The most serious offense during Oberhansley’s parole period stems from an incident in a bar last year. That incident is the one most concerning to the lead prosecutor. Joseph Oberhansley had to be tased by police officers. The arrest report alleges that Oberhansley was found naked in a bar strangling another bar patron in an alleged fight over a woman, according to an NBC affiliate.

Judge Joseph P. Weber set cash bond for that incident at $25,000 cash bond. The next day, he approved an agreement made between the defense attorney and a prosecuting attorney, which led to the now-infamous $500 get-out-of-jail card. Self refused to discuss with the media if she had any part of her son’s most recent release, stating that the issue of bond was between her, her son, and Blanton.
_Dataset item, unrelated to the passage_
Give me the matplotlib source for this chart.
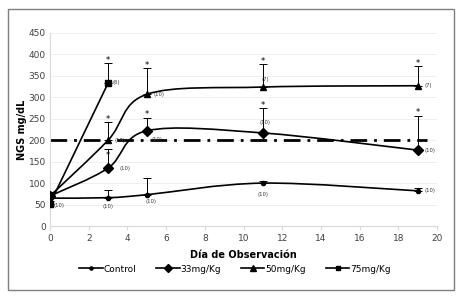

“There was no dispute, they had simply tendered an agreement,” Judge Weber said of the low bond agreement between the now resigned prosecutor and Oberhansley’s defense lawyer. “Basically, it short-circuited me out of the process.”
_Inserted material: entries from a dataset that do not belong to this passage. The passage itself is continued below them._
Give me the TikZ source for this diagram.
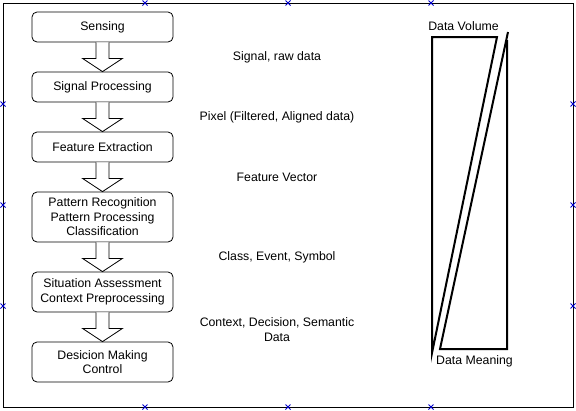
\documentclass[tikz,border=0pt]{standalone}
\usepackage{fontspec}
\setmainfont{Liberation Sans}
\usetikzlibrary{calc}
\begin{document}
\begin{tikzpicture}[x=1pt,y=-1pt,
  font=\fontsize{12.3}{14.5}\selectfont,
  stepbox/.style={draw=black,line width=0.8pt,rounded corners=5pt,minimum width=141pt,align=center,inner sep=0pt},
  blockarrow/.style={draw=black,line width=0.8pt,fill=white,line join=miter},
  lbl/.style={align=center,inner sep=0pt},
  tri/.style={draw=black,line width=2pt,line join=miter},
  handle/.style={draw=blue!80!black,line width=0.8pt}]
\useasboundingbox (0,0) rectangle (576,410);
\draw[line width=0.8pt] (3,3) rectangle (573,407);
% handles
\foreach \p in {(145,3),(288,3),(431,3),(145,407),(288,407),(431,407),(3,104),(3,205),(3,306),(573,104),(573,205),(573,306)}{
  \draw[handle] \p ++(-2.5,-2.5) -- ++(5,5) \p ++(-2.5,2.5) -- ++(5,-5);}
% boxes
\node[stepbox,minimum height=30pt] (s1) at (102.5,27) {Sensing};
\node[stepbox,minimum height=30pt] (s2) at (102.5,87) {Signal Processing};
\node[stepbox,minimum height=30pt] (s3) at (102.5,147) {Feature Extraction};
\node[stepbox,minimum height=50pt] (s4) at (102.5,217) {Pattern Recognition\\Pattern Processing\\Classification};
\node[stepbox,minimum height=40pt] (s5) at (102.5,292) {Situation Assessment\\Context Preprocessing};
\node[stepbox,minimum height=40pt] (s6) at (102.5,362) {Desicion Making\\Control};
% block arrows
\foreach \a/\b in {s1/s2,s2/s3,s3/s4,s4/s5,s5/s6}{
  \draw[blockarrow] ($(\a.south)+(-6.5,0)$) -- ($(\a.south)+(-6.5,16)$) -- ($(\a.south)+(-20,16)$)
    -- (\b.north) -- ($(\a.south)+(20,16)$) -- ($(\a.south)+(6.5,16)$) -- ($(\a.south)+(6.5,0)$);}
% labels
\node[lbl] (l1) at (277,57) {Signal, raw data};
\node[lbl] (l2) at (277,117) {Pixel (Filtered, Aligned data)};
\node[lbl] (l3) at (277,177) {Feature Vector};
\node[lbl] (l4) at (277,257) {Class, Event, Symbol};
\node[lbl] (l5) at (277,329.5) {Context, Decision, Semantic\\Data};
% data volume / meaning
\draw[tri] (432,353) -- (432,37) -- (497,37) -- cycle;
\draw[tri] (508,32) -- (440,349) -- (507,349) -- (507,40);
\node[lbl] (dv) at (463.5,26.5) {Data Volume};
\node[lbl] (dm) at (474.5,361.5) {Data Meaning};
\end{tikzpicture}
\end{document}
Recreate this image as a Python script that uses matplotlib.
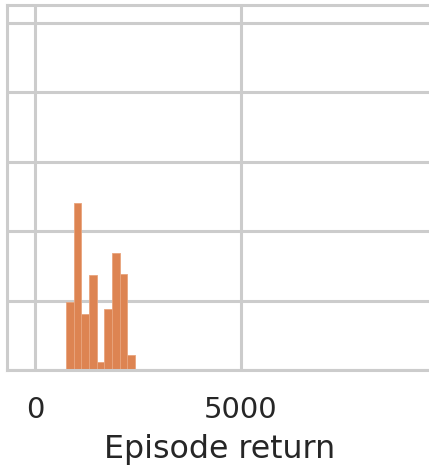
import numpy as np
import matplotlib
matplotlib.use("Agg")
import matplotlib.pyplot as plt

# histogram bins (episode return)
bin_edges = [752, 938, 1124, 1310, 1496, 1682, 1868, 2054, 2240, 2426]
heights = [0.985, 2.41, 0.81, 1.37, 0.12, 0.875, 1.69, 1.38, 0.22]
xticks = [0, 5000]
yticks = [0, 1, 2, 3, 4, 5]

fig = plt.figure(figsize=(4.29, 4.67), dpi=100)
W, H = 429, 467
left_px, right_px, top_px, bottom_px = 7, 433, 5, 370
ax = fig.add_axes([left_px / W, 1 - bottom_px / H,
                   (right_px - left_px) / W, (bottom_px - top_px) / H])

widths = np.diff(bin_edges)
ax.bar(bin_edges[:-1], heights, width=widths, align="edge",
       color="#dd8452", edgecolor="#e9a47c", linewidth=0.6, zorder=2)

ax.set_xlim(-680, 9660)
ax.set_ylim(0, 5.26)
ax.set_xticks(xticks)
ax.set_yticks(yticks)
ax.set_yticklabels([])
ax.grid(True, color="#cccccc", linewidth=2.2, zorder=0)
ax.set_axisbelow(True)
for s in ax.spines.values():
    s.set_color("#cccccc")
    s.set_linewidth(2.2)
ax.tick_params(axis="both", length=0, labelsize=21, labelcolor="#262626", pad=19)
ax.set_xlabel("Episode return", fontsize=22.8, color="#262626", labelpad=7)

fig.savefig("out.png", dpi=100)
Besides the strangulation charge and the charge of resisting arrest, in May 2014, Joseph Oberhansley was charged with driving with a suspended licence, but the charge was dismissed.

In May 2013, Joseph Oberhansley was convicted of speeding.
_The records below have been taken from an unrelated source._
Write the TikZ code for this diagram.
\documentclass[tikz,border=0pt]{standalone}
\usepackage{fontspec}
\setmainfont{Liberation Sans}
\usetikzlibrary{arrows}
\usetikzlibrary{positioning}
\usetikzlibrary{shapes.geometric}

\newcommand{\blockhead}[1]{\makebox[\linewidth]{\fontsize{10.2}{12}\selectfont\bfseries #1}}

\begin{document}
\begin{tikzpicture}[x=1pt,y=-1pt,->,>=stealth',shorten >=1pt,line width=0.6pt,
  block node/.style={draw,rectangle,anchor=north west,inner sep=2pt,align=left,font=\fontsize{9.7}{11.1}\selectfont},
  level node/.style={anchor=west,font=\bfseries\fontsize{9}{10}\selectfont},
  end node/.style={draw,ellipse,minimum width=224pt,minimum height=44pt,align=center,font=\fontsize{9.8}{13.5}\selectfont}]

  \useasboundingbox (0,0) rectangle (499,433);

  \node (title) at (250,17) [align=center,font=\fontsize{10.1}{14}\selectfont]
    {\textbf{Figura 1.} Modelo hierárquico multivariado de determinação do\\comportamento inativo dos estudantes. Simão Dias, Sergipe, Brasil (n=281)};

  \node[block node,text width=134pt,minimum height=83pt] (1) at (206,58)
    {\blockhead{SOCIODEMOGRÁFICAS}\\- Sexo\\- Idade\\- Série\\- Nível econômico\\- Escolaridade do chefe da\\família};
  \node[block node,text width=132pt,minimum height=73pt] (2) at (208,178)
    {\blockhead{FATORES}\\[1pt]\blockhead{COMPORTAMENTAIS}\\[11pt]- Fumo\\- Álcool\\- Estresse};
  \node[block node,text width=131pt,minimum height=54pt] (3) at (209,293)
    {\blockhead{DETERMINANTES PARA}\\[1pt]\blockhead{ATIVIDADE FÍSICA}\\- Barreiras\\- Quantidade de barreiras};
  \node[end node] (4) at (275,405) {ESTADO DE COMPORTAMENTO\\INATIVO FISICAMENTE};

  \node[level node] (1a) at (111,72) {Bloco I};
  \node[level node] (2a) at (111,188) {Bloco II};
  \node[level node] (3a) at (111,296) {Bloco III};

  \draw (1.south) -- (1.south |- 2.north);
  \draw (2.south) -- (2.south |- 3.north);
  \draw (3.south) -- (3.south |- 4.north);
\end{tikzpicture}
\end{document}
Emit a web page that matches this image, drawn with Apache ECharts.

Just this summer, Joseph Oberhansley was charged with resisting law enforcement and criminal recklessness committed with a deadly weapon. Tammy Jo Blanton, his latest alleged victim, reportedly paid $1000 to bail Oberhansley out of jail in Louisville after he allegedly led Indiana officers into Kentucky on a low-speed chase.

Indiana authorities should have alerted the Utah Board of Pardons and Parole of all interaction Oberhansley had with police, according to Greg Johnson, of the Utah Board of Pardon and Parole.

“We had no reports of violations so we didn’t even consider a warrant or extradition,” Johnson told WFPL. “The information we had was that there was no violations and he was doing well.” These encounters with police were never reported to the Utah Board of Pardons and Parole, according to Johnson.

Still, Ryan Harrison, Oberhansley’s parole supervisor in Indiana said the Utah Board of Pardons and Parole was sent notification of each incident that occurred in Indiana.

Meanwhile, Oberhansley’s mother blames the police for the death and alleged cannibalism of Tammy Jo Blanton. She said that when police responded to a call from Blanton the night that she was killed, they sent her son away and diffused the situation. Self says that she is “kind of disgusted” in the police because they didn’t take her son to jail that night. Self said that the police left her son, Joseph Oberhansley, free to kill and cannibalize Blanton.